----- Extracted information -----

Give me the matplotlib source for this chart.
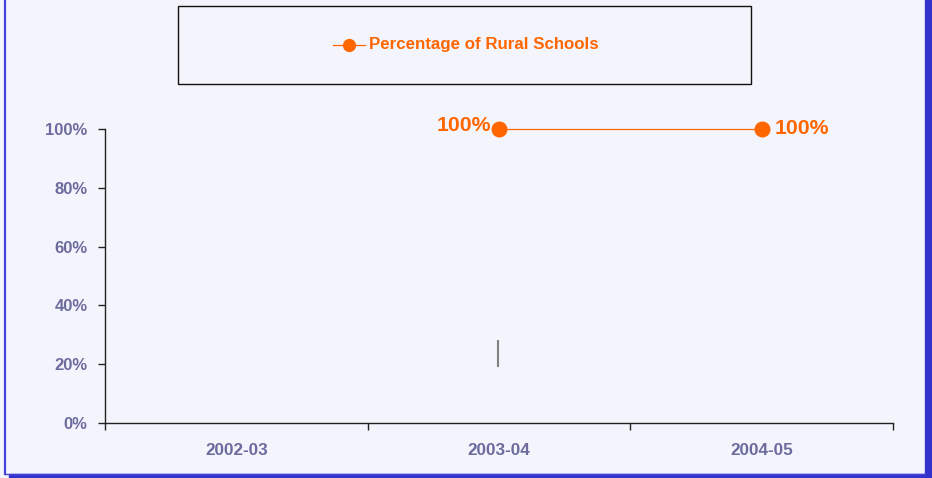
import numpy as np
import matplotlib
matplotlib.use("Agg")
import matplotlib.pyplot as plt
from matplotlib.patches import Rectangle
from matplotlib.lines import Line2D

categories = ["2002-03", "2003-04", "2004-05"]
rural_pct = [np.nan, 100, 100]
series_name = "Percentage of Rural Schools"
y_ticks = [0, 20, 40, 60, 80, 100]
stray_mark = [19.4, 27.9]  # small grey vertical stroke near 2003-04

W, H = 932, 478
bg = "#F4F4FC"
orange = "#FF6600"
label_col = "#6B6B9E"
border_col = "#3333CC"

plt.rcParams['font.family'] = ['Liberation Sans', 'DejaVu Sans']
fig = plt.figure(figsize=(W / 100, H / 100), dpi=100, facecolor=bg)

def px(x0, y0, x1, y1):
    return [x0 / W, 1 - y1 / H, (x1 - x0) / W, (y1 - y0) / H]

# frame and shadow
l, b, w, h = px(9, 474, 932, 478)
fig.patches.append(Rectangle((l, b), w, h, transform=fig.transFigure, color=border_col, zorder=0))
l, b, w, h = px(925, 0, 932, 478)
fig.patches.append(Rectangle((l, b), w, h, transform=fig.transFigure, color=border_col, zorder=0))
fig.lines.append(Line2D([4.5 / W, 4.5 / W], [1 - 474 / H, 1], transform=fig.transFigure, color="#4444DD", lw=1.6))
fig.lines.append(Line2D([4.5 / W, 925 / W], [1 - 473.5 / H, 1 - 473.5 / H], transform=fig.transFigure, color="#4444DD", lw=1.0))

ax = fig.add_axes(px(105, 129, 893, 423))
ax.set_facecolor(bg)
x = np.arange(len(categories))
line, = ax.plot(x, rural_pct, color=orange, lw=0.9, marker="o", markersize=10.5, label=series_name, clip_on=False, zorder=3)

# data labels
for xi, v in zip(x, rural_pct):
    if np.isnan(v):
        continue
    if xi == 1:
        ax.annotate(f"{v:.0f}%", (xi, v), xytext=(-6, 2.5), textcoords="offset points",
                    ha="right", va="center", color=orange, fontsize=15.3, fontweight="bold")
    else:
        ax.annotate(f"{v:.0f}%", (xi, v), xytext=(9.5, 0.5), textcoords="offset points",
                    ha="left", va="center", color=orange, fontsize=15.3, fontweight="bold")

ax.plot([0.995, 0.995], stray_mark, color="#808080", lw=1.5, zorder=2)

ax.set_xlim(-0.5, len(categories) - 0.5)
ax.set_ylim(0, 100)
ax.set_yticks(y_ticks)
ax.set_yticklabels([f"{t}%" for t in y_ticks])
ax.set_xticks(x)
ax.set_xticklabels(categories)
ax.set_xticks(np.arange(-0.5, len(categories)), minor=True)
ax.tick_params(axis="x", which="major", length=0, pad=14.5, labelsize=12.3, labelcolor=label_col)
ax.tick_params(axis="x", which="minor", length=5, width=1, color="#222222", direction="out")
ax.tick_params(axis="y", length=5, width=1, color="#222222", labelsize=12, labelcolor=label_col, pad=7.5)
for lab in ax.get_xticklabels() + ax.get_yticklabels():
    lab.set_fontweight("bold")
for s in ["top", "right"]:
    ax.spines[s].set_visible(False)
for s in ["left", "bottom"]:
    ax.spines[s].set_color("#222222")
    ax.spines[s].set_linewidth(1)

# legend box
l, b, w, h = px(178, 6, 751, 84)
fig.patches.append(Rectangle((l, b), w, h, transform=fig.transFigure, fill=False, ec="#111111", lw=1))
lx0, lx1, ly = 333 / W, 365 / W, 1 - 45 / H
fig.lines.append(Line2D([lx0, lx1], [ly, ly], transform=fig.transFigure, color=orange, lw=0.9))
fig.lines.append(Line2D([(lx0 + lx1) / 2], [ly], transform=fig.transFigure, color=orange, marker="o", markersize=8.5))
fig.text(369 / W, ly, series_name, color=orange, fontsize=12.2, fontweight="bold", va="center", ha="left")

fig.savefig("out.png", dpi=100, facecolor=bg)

-----
----- Extracted information -----

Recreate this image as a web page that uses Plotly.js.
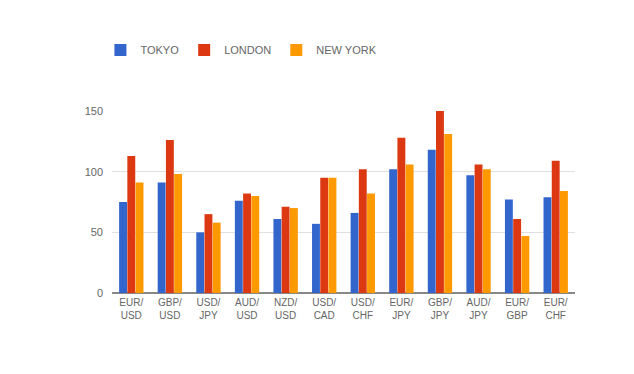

-----

_Short exercise_
Select every line where the word "matplotlib" occurs.

_Exercise answer_
Give me the matplotlib source for this chart.
import matplotlib
matplotlib.use("Agg")
import matplotlib.pyplot as plt
from matplotlib.patches import Rectangle
from matplotlib.lines import Line2D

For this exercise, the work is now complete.